When you are at home, consider these tips for getting good photographs of your souvenirs:
- This first tip is by far the easiest and most obvious way to capture your souvenirs when you are back home – just take a photo of you or your subject wearing/using/playing with the souvenir in everyday life. Just like the first tip in my post about photographing your souvenirs while you are still on the vacation, there is a good chance you already have photos like these on hand, particularly if you photograph everyday moments. You might be surprised at what you discover as you scroll through non-vacation photos taken after the vacation and away from Orlando and Anaheim. In my examples below, you can see how unintentionally our vacation treasures are woven into our regular everyday. Pictured: my youngest in his Pluto hat as he waits for big brother after school; my son in his Cali Life t-shirt while friends sing happy birthday to him; a photo of me in my sparkly Disneyland hoodie, the day after returning from our vacation in October. Also refer to Katie's article “The Fun of Wearing Your Disney Souvenirs” for more inspiration.
- If you don't have an everyday shot that incorporates your souvenir, stage the shot instead. You might do this if you need a quick photo inventory of your souvenirs, or if you decide you want to feature all of your souvenirs on a scrapbook or photobook page. It might help to collect all of your souvenirs needing photographing in one place, and if possible recruit an extra set of hands and/or models. Blank walls work well for a backdrop for headwear; capture kids in action with toys or cuddled on their bed or the couch with their plush souvenir; turn the camera around on yourself and take a “selfie” – if you are worried about how you look, take one from the neck down (like I did in the photo above of my hoodie).
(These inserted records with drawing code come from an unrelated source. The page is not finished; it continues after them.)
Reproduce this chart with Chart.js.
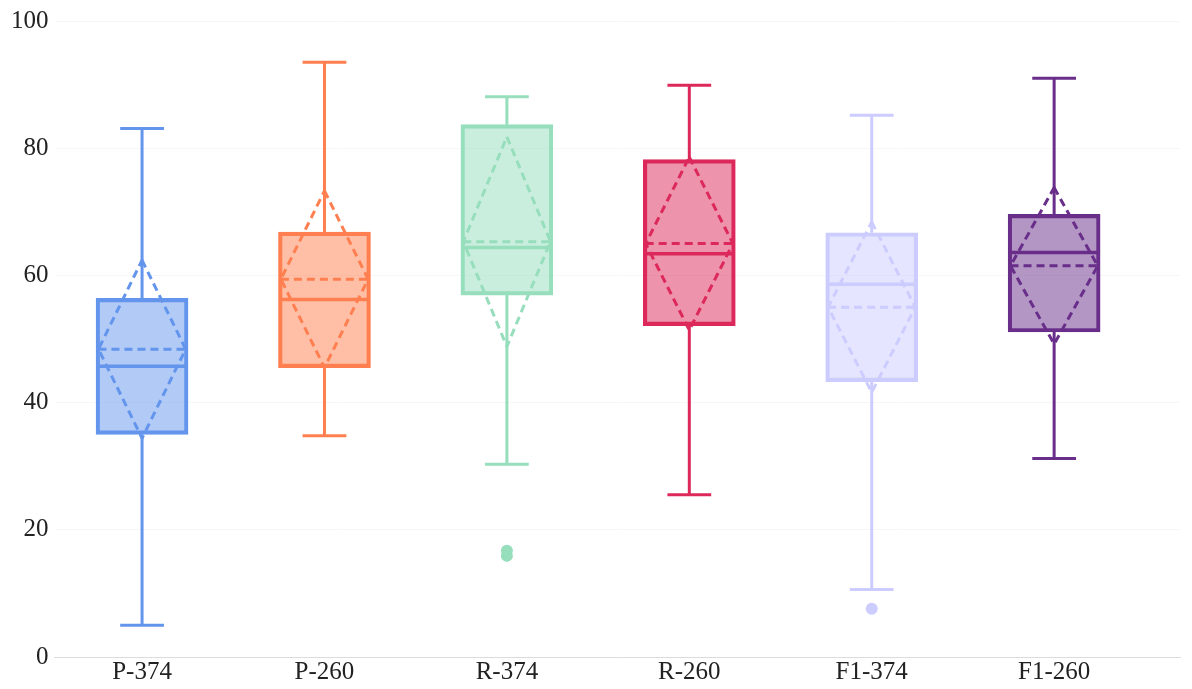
<!DOCTYPE html>
<html>
<head>
<meta charset="utf-8">
<script src="https://cdn.jsdelivr.net/npm/chart.js@4.4.1/dist/chart.umd.min.js"></script>
<style>
  body { margin: 0; background: #fff; }
  #wrap { width: 1192px; height: 689px; }
</style>
</head>
<body>
<div id="wrap"><canvas id="chartBox"></canvas></div>
<script>
const categories = ['P-374', 'P-260', 'R-374', 'R-260', 'F1-374', 'F1-260']
const mins = [5.0, 34.8, 30.3, 25.5, 10.6, 31.2]
const q1s = [35.0, 45.5, 56.9, 52.1, 43.3, 51.1]
const medians = [45.7, 56.2, 64.4, 63.4, 58.6, 63.6]
const q3s = [56.4, 66.8, 83.7, 78.2, 66.7, 69.6]
const maxs = [83.1, 93.5, 88.1, 89.9, 85.2, 91.0]
const means = [48.4, 59.4, 65.3, 65.0, 55.0, 61.5]
const sds = [14.0, 13.9, 16.5, 13.6, 13.4, 12.3]
const outliers = [[], [], [15.9, 16.7], [], [7.6], []]
const yTicks = [0, 20, 40, 60, 80, 100]

const lineColors = [
  'rgb(100, 149, 237)',
  'rgb(255, 127, 80)',
  'rgb(150, 222, 188)',
  'rgb(220, 40, 90)',
  'rgb(204, 204, 255)',
  'rgb(104, 46, 138)',
]
const fillColors = [
  'rgba(100, 149, 237, 0.5)',
  'rgba(255, 127, 80, 0.5)',
  'rgba(150, 222, 188, 0.5)',
  'rgba(220, 40, 90, 0.5)',
  'rgba(204, 204, 255, 0.5)',
  'rgba(104, 46, 138, 0.5)',
]

const BOX_HALF = 0.25 // box half width in x units
const CAP_HALF = 0.12

// whiskers, median, mean and the mean +/- sd diamond
const boxExtras = {
  id: 'boxExtras',
  afterDatasetsDraw(chart) {
    const ctx = chart.ctx
    const x = chart.scales.x
    const y = chart.scales.y
    ctx.save()
    categories.forEach((c, i) => {
      const cx = x.getPixelForValue(i)
      const xl = x.getPixelForValue(i - BOX_HALF) + 2
      const xr = x.getPixelForValue(i + BOX_HALF) - 2
      const capL = x.getPixelForValue(i - CAP_HALF)
      const capR = x.getPixelForValue(i + CAP_HALF)
      ctx.strokeStyle = lineColors[i]
      ctx.lineCap = 'butt'

      // whiskers
      ctx.setLineDash([])
      ctx.lineWidth = 3
      ctx.beginPath()
      ctx.moveTo(cx, y.getPixelForValue(q3s[i]))
      ctx.lineTo(cx, y.getPixelForValue(maxs[i]))
      ctx.moveTo(cx, y.getPixelForValue(q1s[i]))
      ctx.lineTo(cx, y.getPixelForValue(mins[i]))
      ctx.moveTo(capL, y.getPixelForValue(maxs[i]))
      ctx.lineTo(capR, y.getPixelForValue(maxs[i]))
      ctx.moveTo(capL, y.getPixelForValue(mins[i]))
      ctx.lineTo(capR, y.getPixelForValue(mins[i]))
      ctx.stroke()

      // median
      ctx.lineWidth = 3.5
      ctx.beginPath()
      ctx.moveTo(xl, y.getPixelForValue(medians[i]))
      ctx.lineTo(xr, y.getPixelForValue(medians[i]))
      ctx.stroke()

      // mean and sd diamond, dashed
      ctx.lineWidth = 3
      ctx.setLineDash([8, 5])
      const ym = y.getPixelForValue(means[i])
      ctx.beginPath()
      ctx.moveTo(xl, ym)
      ctx.lineTo(xr, ym)
      ctx.stroke()
      ctx.beginPath()
      ctx.moveTo(cx, y.getPixelForValue(means[i] + sds[i]))
      ctx.lineTo(xr, ym)
      ctx.lineTo(cx, y.getPixelForValue(means[i] - sds[i]))
      ctx.lineTo(xl, ym)
      ctx.closePath()
      ctx.stroke()
    })
    ctx.restore()
  },
}

const boxData = categories.map((c, i) => ({ x: i, y: [q1s[i], q3s[i]] }))
const outlierData = []
const outlierColors = []
outliers.forEach((list, i) => {
  list.forEach((v) => {
    outlierData.push({ x: i, y: v })
    outlierColors.push(lineColors[i])
  })
})

const myChart = new Chart(document.getElementById('chartBox'), {
  type: 'bar',
  data: {
    datasets: [
      {
        label: 'box',
        data: boxData,
        backgroundColor: fillColors,
        borderColor: lineColors,
        borderWidth: 3.5,
        borderSkipped: false,
        barThickness: 92,
      },
      {
        type: 'scatter',
        label: 'outliers',
        data: outlierData,
        backgroundColor: outlierColors,
        borderWidth: 0,
        pointRadius: 6,
      },
    ],
  },
  options: {
    responsive: true,
    maintainAspectRatio: false,
    animation: false,
    layout: { padding: { left: 5, right: 12, top: 0, bottom: 2 } },
    plugins: {
      legend: { display: false },
      tooltip: { enabled: false },
    },
    scales: {
      x: {
        type: 'linear',
        offset: false,
        min: -0.48,
        max: 5.69,
        afterBuildTicks: (axis) => {
          axis.ticks = categories.map((c, i) => ({ value: i }))
        },
        ticks: {
          callback: (v) => categories[v],
          color: '#222',
          font: { family: 'Liberation Serif', size: 25 },
          padding: 0,
          maxRotation: 0,
        },
        grid: { display: false, drawTicks: false },
        border: { display: true, color: '#dcdcdc', width: 1 },
      },
      y: {
        min: 0,
        max: 100,
        afterBuildTicks: (axis) => {
          axis.ticks = yTicks.map((v) => ({ value: v }))
        },
        ticks: {
          color: '#222',
          font: { family: 'Liberation Serif', size: 25 },
          padding: 6,
        },
        grid: { color: 'rgba(0, 0, 0, 0.035)', drawTicks: false },
        border: { display: false },
      },
    },
  },
  plugins: [boxExtras],
})
</script>
</body>
</html>
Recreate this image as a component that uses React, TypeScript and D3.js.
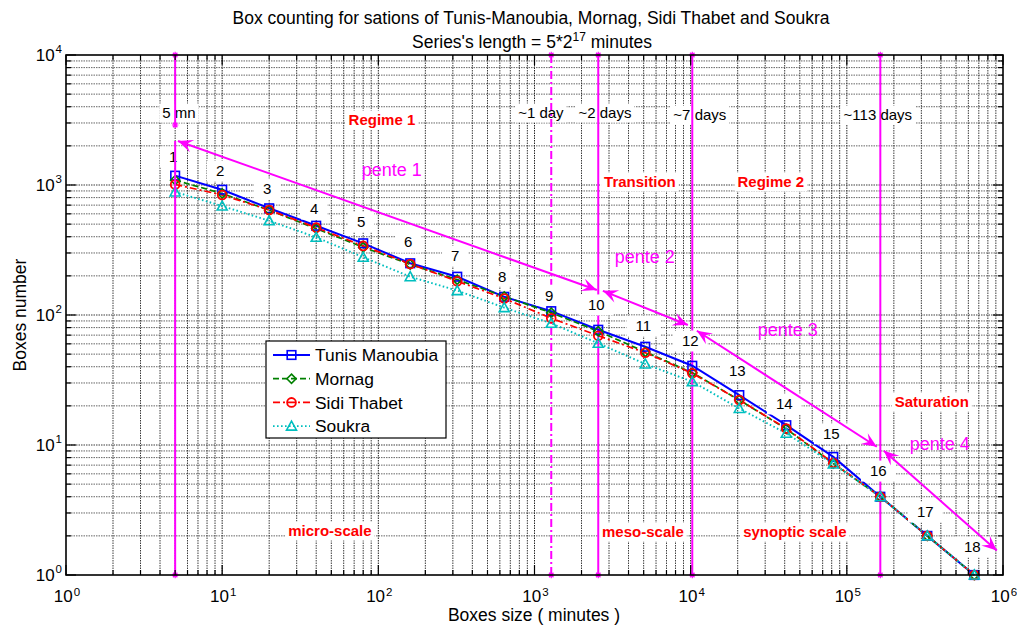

These types of photos may feel forced or silly to do, but once you have them on file you will be glad you did!
- Use white posterboard or canvas, or a white sheet, to provide a simple gallery-style backdrop for photographing souvenir pieces. The use of natural light and taking plenty of shots from different angles will usually give you the best results. Remember that you can always crop your photo to get rid of unwanted background noise or edges. Sometimes the shot I like best isn't from the angle I originally envisioned, or it comes from cropping in to highlight a detail of the souvenir. I watched this short video from Etsy's blog before my first attempt at this process, since the look I was going for was inspired by some of the high quality images I have seen from Etsy sellers.
- Some of the most popular souvenirs from the Disney Parks are the things that people collect and/or trade: trading pins, pressed pennies, and Vinylmation figures. Other items you may find yourself collecting include charms for bracelets, t-shirts and other items that display the year of your visit, resort refillable drink mugs, mouse ears/head gear, holiday ornaments, figurines, and reusable tote bags – just to name a few! While it may not seem like a big deal at the moment, years from now you may appreciate a record of which pieces of your collection you bought on a specific trip. You just never know what might turn out to be your souvenir must-have down the road. Below is a close-up of my eleven-year-old's pins he bought on our last Disney vacation. After starting this pin collection a few years ago, we have noticed that his most desired pins are the attraction pins with moving parts. For this photo, I used the canvas for my backdrop and allowed them to lay casually while still pinned to the lanyard. You can also photograph each piece individually, or neatly arranged on your backdrop as a grouping. Katie has a great article, “Documenting Your Disney Collections,” with more tips on how to document a trading pin collection.
- Maybe you have special souvenirs that are only out during the holidays. Of course, you could go digging through all of your Halloween containers in the attic, but if that doesn't sound like fun, then make a mental note to yourself to photograph those holiday souvenirs when you do have them on display. I bought a ceramic Mickey pumpkin when we were on a Disney World vacation in the fall of 2011 and attended Mickey's Not So Scary Halloween Party. This pumpkin is a fun reminder of that trip and event, so I was inspired to take a picture of it to post on Instagram this year. I did use filters on my phone to enhance the mood of the pumpkin glowing in my living room at night. I will probably use this same photo when I finally get around to documenting that trip from 2011. So remember to take photos of your holiday souvenirs when they finally make it out of storage – then you can enjoy them year round through photos!
- If you are having trouble getting a suitable photograph of your souvenir, you might have some luck going online and finding images on store websites. (Be mindful of copyright laws and only use the image for your personal needs.) I bought a charm when I was at Disney World in 2010 to go on a bracelet I already owned, but the charm is really small and hard to photograph. But I found a nice image of the charm online from a Google search – see below.
- Don't forget about those free souvenirs! They may be few and far between, but oftentimes they trigger some of the best memories. From the Mickey stickers cast members hand out to the kids, to the various celebration buttons you can request in the parks, make sure you include these in your souvenir record. This is especially helpful to do if they are oversized or won't lay flat in a scrapbook.
- One last tip is to actually note somewhere on your souvenir when you purchased it. I gave an example of this in a previous post about Disney jigsaw puzzles. If your souvenir is a game, puzzle, book, DVD or music CD, framed artwork, etc., then print out a 4 x 6 or wallet size photo from your trip and include the date and location. Attach to the inside cover, on the back, or in the box lid. I usually place the receipt from my tree ornament purchase in the box it is stored in – date and location is duly noted.
Once you have photos representing all of the souvenirs from your trip, you could:
- have a file folder on your computer labeled souvenirs under that specific trip with those photos
- print the souvenir photos for use in an album or scrapbook
- have each member of your group choose their favorite souvenir and document its significance for them – you will then have words + photo to tell that story
- take a pocket-style page protector and use it to hold all the souvenir pictures, or create a digital page or layout with a pocket-style design
- plan for a page or two-page spread in your vacation photobook – I did this for our Disneyland vacation and placed it at the very end (I will be adding journaling to the facing page soon!)